15 April 2009
Dear class,
Thank you so much for your letters and photos – the students love seeing them. They have so many questions! I will try to keep track of them and send them out to you ASAP.
In the meantime, just a little update on the rest of my life in Togo. I’ve been settling in with a kitten called Odysseus (because he’s always getting lost and into trouble). I made him a little playground to keep him interested (and off the screens in the windows!)
I was just elected to a position on the Gender and Development committee among the Peace Corps volunteers in Togo. I will be taking charge of our girls’ scholarship program, started over ten years ago by the family of Karren Waid, a Peace Corps volunteer who was killed in a road accident during her service. We pay a girl’s school fees from primary school all the way through university if she meets certain requirements. The requirements help illustrate the big differences between school here and in the United States.
Requirements:
The girl has to pass every year. It’s much more common here than in the states for students to fails and be held back. There are a couple 20 year olds in my 8th grade equivalent class! Every year the scholarship girls have to send in their bulletin (report card) to prove they’ve received a passing grade – an average of 10 out of 20 points. Grading systems here are very harsh – they use the French system. When I was studying abroad in France, my grades carried over to the University of Notre Dame were adjusted to be equal to the US system – a 14 out of 20 was considered an ‘A’. My professors used to say 18 out of 20 is for the archangels, 19 out of 20 is for God, and absolutely no one gets 20 out of 20! Harsh, especially when I think back to getting an occasional 105% grade on a test at La Reina – bonus questions are awesome.
The girl can only get pregnant once. Teenage pregnancy is frustratingly common here. Most girls are excluded from school as soon as they become pregnant and it is very hard for them to come back to school since she is raising the child. Adoption only really happens if a parent is deceased and even then it is rarely formalized – aunts and uncles will take in their siblings’ children.

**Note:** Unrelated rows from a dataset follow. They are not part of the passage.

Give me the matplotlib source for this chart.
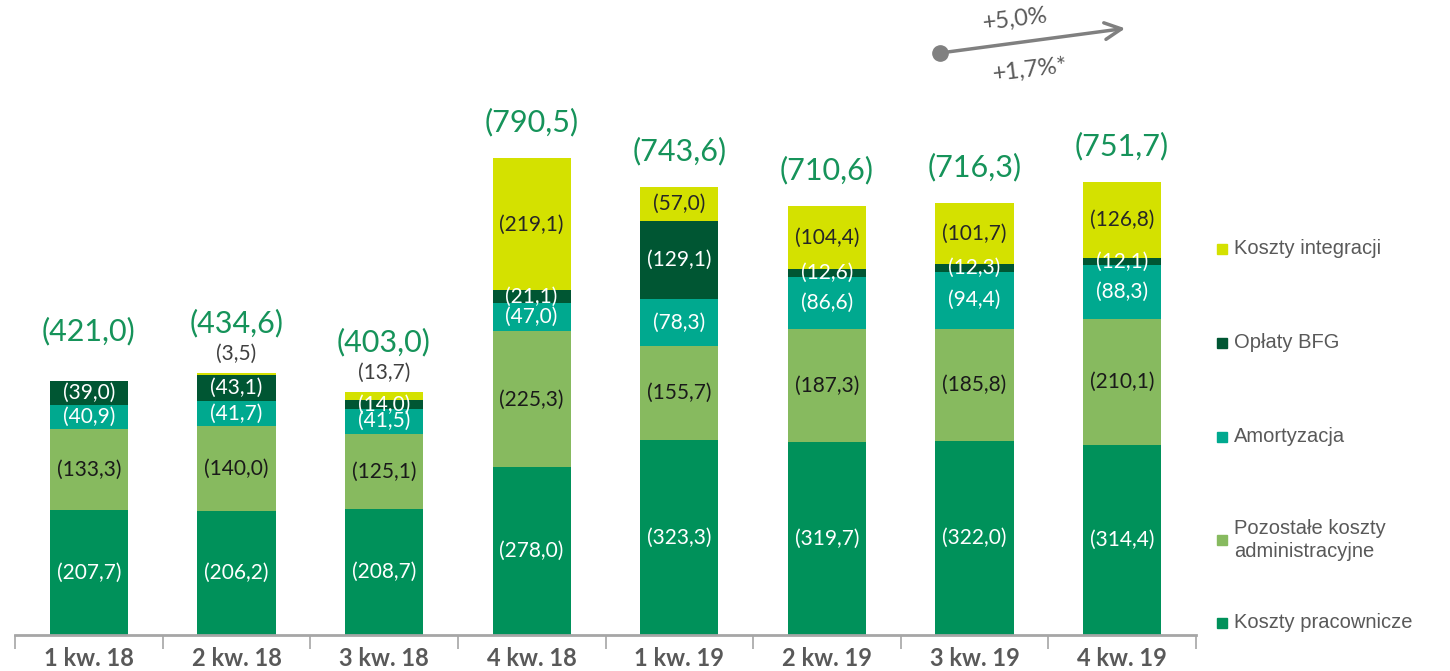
import numpy as np
import matplotlib
matplotlib.use('Agg')
import matplotlib.pyplot as plt
from matplotlib.patches import Rectangle

plt.rcParams['font.family'] = ['Lato', 'DejaVu Sans']

# Dane (mln zł)
kwartaly = ['1 kw. 18', '2 kw. 18', '3 kw. 18', '4 kw. 18', '1 kw. 19', '2 kw. 19', '3 kw. 19', '4 kw. 19']
pracownicze = [207.7, 206.2, 208.7, 278.0, 323.3, 319.7, 322.0, 314.4]
pozostale = [133.3, 140.0, 125.1, 225.3, 155.7, 187.3, 185.8, 210.1]
amortyzacja = [40.9, 41.7, 41.5, 47.0, 78.3, 86.6, 94.4, 88.3]
bfg = [39.0, 43.1, 14.0, 21.1, 129.1, 12.6, 12.3, 12.1]
integracja = [0.0, 3.5, 13.7, 219.1, 57.0, 104.4, 101.7, 126.8]
sumy = [421.0, 434.6, 403.0, 790.5, 743.6, 710.6, 716.3, 751.7]
zmiany = ['+5,0%', '+1,7%*']

serie = [
    ('Koszty pracownicze', pracownicze, '#00915A', 'white'),
    ('Pozostałe koszty\nadministracyjne', pozostale, '#87BA5F', '#1a1a1a'),
    ('Amortyzacja', amortyzacja, '#00A98F', 'white'),
    ('Opłaty BFG', bfg, '#005633', 'white'),
    ('Koszty integracji', integracja, '#D4E100', '#262626'),
]

def fmt(v):
    return '(' + f'{v:.1f}'.replace('.', ',') + ')'

fig = plt.figure(figsize=(14.5, 6.71), dpi=100)
ax = fig.add_axes([15/1450, 36/671, 1181/1450, 635/671])
x = np.arange(len(kwartaly))
szer = 0.53
dol = np.zeros(len(kwartaly))

for nazwa, vals, kolor, kol_txt in serie:
    vals = np.array(vals)
    ax.bar(x, vals, szer, bottom=dol, color=kolor, edgecolor='none')
    for i, v in enumerate(vals):
        if v <= 0:
            continue
        if nazwa == 'Koszty integracji' and v < 20:
            # mała wartość - etykieta nad słupkiem
            ax.annotate(fmt(v), (x[i], dol[i] + v), xytext=(0, 19), textcoords='offset pixels',
                        ha='center', va='center', fontsize=15, color='#404040')
        else:
            ax.text(x[i], dol[i] + v / 2, fmt(v), ha='center', va='center',
                    fontsize=15, color=kol_txt)
    dol += vals

# sumy nad słupkami
for i, s in enumerate(sumy):
    off = 50 if integracja[i] < 20 else 36
    ax.annotate(fmt(s), (x[i], dol[i]), xytext=(0, off), textcoords='offset pixels',
                ha='center', va='center', fontsize=22, color='#16935A')

ax.set_xlim(-0.5, 7.5)
ax.set_ylim(0, 1053)
for sp in ['top', 'right', 'left']:
    ax.spines[sp].set_visible(False)
ax.spines['bottom'].set_color('#A6A6A6')
ax.spines['bottom'].set_linewidth(2)
ax.set_yticks([])
ax.set_xticks(np.arange(-0.5, 8, 1), minor=False)
ax.set_xticklabels([])
ax.tick_params(axis='x', length=10, width=1.2, color='#A6A6A6')
ax.set_xticks(x, minor=True)
ax.set_xticklabels(kwartaly, minor=True, fontsize=17, fontweight='bold', color='#595959')
ax.tick_params(axis='x', which='minor', length=0, pad=9)

# strzałka zmiany
ax_a = fig.add_axes([0, 0, 1, 1], facecolor='none')
ax_a.set_xlim(0, 1450)
ax_a.set_ylim(671, 0)
ax_a.axis('off')
ax_a.annotate('', xy=(1128, 28), xytext=(940, 53),
              arrowprops=dict(arrowstyle='->', color='#808080', lw=2.5, mutation_scale=30))
ax_a.plot([940], [53], 'o', color='#808080', markersize=11)
ax_a.text(1015, 19, zmiany[0], ha='center', va='center', fontsize=17, color='#595959', rotation=7)
ax_a.text(1030, 70, zmiany[1], ha='center', va='center', fontsize=17, color='#595959', rotation=7)

# legenda
leg_y = [249, 343, 437, 540, 623]
for (nazwa, vals, kolor, kol_txt), yy in zip(serie[::-1], leg_y):
    ax_a.add_patch(Rectangle((1217, yy - 5), 10, 10, color=kolor))
    ax_a.text(1234, yy, nazwa, ha='left', va='center', fontsize=14.5, color='#595959',
              linespacing=1.25, family='Liberation Sans')

fig.savefig('out.png', dpi=100)
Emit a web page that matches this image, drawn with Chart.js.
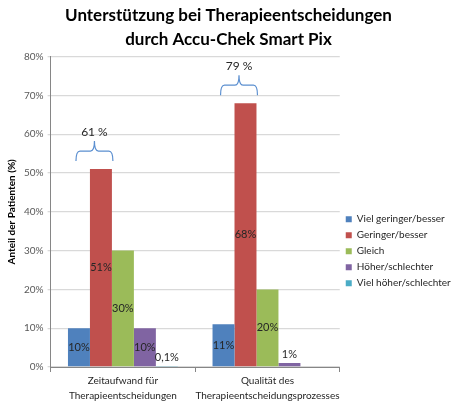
<!DOCTYPE html>
<html>
<head>
<meta charset="utf-8">
<script src="https://cdn.jsdelivr.net/npm/chart.js@4"></script>
<style>
  html, body { margin: 0; padding: 0; background: #fff; }
  #wrap { width: 455px; height: 404px; }
</style>
</head>
<body>
<div id="wrap"><canvas id="chart"></canvas></div>
<script>
// data
const categories = [['Zeitaufwand für', 'Therapieentscheidungen'], ['Qualität des', 'Therapieentscheidungsprozesses']];
const seriesNames = ['Viel geringer/besser', 'Geringer/besser', 'Gleich', 'Höher/schlechter', 'Viel höher/schlechter'];
const vielGeringer = [10, 11];
const geringer = [51, 68];
const gleich = [30, 20];
const hoeher = [10, 1];
const vielHoeher = [0.1, null];
const yTicks = [0, 10, 20, 30, 40, 50, 60, 70, 80];

const colors = ['#4F81BD', '#C0504D', '#9BBB59', '#8064A2', '#4BACC6'];
const FONT = 'Lato, "Open Sans", sans-serif';

function pct(v) {
  return String(v).replace('.', ',') + '%';
}

// value labels: inside the bar when it is tall enough, else above it
const valueLabels = {
  id: 'valueLabels',
  afterDatasetsDraw(chart) {
    const ctx = chart.ctx;
    ctx.save();
    ctx.font = '11px ' + FONT;
    ctx.fillStyle = '#262626';
    ctx.textAlign = 'center';
    ctx.textBaseline = 'middle';
    chart.data.datasets.forEach((ds, di) => {
      chart.getDatasetMeta(di).data.forEach((bar, i) => {
        const v = ds.data[i];
        if (v == null) return;
        if (v >= 5) {
          ctx.fillText(pct(v), bar.x, (bar.y + bar.base) / 2);
        } else {
          ctx.fillText(pct(v), bar.x, bar.y - 9);
        }
      });
    });
    ctx.restore();
  }
};

// curly brace over the first two bars of each group with their sum
const braces = {
  id: 'braces',
  afterDatasetsDraw(chart) {
    const ctx = chart.ctx;
    const m0 = chart.getDatasetMeta(0).data;
    const m1 = chart.getDatasetMeta(1).data;
    ctx.save();
    ctx.strokeStyle = '#5B8FD0';
    ctx.lineWidth = 1.2;
    categories.forEach((c, i) => {
      const b0 = m0[i], b1 = m1[i];
      const x1 = b0.x - b0.width / 2 + 8;
      const x2 = b1.x + b1.width / 2 + 1;
      const xm = (x1 + x2) / 2;
      const yEnd = Math.min(b0.y, b1.y) - 8;
      const yH = yEnd - 10;
      const yTip = yH - 10;
      ctx.beginPath();
      ctx.moveTo(x1, yEnd);
      ctx.quadraticCurveTo(x1, yH, x1 + 4, yH);
      ctx.lineTo(xm - 4, yH);
      ctx.quadraticCurveTo(xm, yH, xm, yTip);
      ctx.moveTo(xm, yTip);
      ctx.quadraticCurveTo(xm, yH, xm + 4, yH);
      ctx.lineTo(x2 - 4, yH);
      ctx.quadraticCurveTo(x2, yH, x2, yEnd);
      ctx.stroke();
      ctx.font = '12px ' + FONT;
      ctx.fillStyle = '#262626';
      ctx.textAlign = 'center';
      ctx.textBaseline = 'middle';
      const sum = vielGeringer[i] + geringer[i];
      ctx.fillText(sum + ' %', xm, yTip - 9);
    });
    ctx.restore();
  }
};

const seriesData = [vielGeringer, geringer, gleich, hoeher, vielHoeher];

new Chart(document.getElementById('chart'), {
  type: 'bar',
  data: {
    labels: categories,
    datasets: seriesNames.map((name, i) => ({
      label: name,
      data: seriesData[i],
      backgroundColor: colors[i],
      borderWidth: 0,
      barPercentage: 1,
      categoryPercentage: 0.76
    }))
  },
  options: {
    responsive: true,
    maintainAspectRatio: false,
    animation: false,
    layout: { padding: { top: 0, left: 6, right: 4, bottom: 0 } },
    plugins: {
      title: {
        display: true,
        text: ['Unterstützung bei Therapieentscheidungen', 'durch Accu-Chek Smart Pix'],
        color: '#000',
        font: { family: FONT, size: 17, weight: 'bold', lineHeight: 1.4 },
        padding: { top: 4, bottom: 5 }
      },
      tooltip: { enabled: false },
      legend: {
        position: 'right',
        align: 'center',
        title: { display: true, text: '', padding: { top: 84, bottom: 0 } },
        labels: {
          boxWidth: 6,
          boxHeight: 6,
          padding: 6,
          color: '#262626',
          font: { family: FONT, size: 10 }
        }
      }
    },
    scales: {
      x: {
        grid: { display: true, drawOnChartArea: false, offset: true, tickLength: 5, color: '#868686' },
        border: { color: '#868686' },
        ticks: { color: '#262626', font: { family: FONT, size: 10, lineHeight: 1.5 }, maxRotation: 0, autoSkip: false, padding: 1 }
      },
      y: {
        min: 0,
        max: 80,
        afterBuildTicks(axis) { axis.ticks = yTicks.map(v => ({ value: v })); },
        grid: { color: '#D9D9D9', lineWidth: 1.3, tickLength: 3 },
        border: { color: '#868686' },
        ticks: { color: '#595959', font: { family: FONT, size: 10 }, padding: 4, callback: v => v + '%' },
        title: {
          display: true,
          text: 'Anteil der Patienten (%)',
          color: '#000',
          font: { family: FONT, size: 10, weight: 'bold' },
          padding: { top: 0, bottom: 2 }
        }
      }
    }
  },
  plugins: [valueLabels, braces]
});
</script>
</body>
</html>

The girl cannot get married. Girls can sometimes marry very young here. It is extremely rare to find a married girl at school. The husband will occasionally continue his studies but the woman is expected to stay at home to tend house and work in the fields.
I’m really looking forward to working on the scholarship program and making it more sustainable by recruiting a Togolese girls’ education organization to start taking over the management and paperwork of it. It’s a big job but I’ve always like challenges and I have two other great volunteers to help me with it.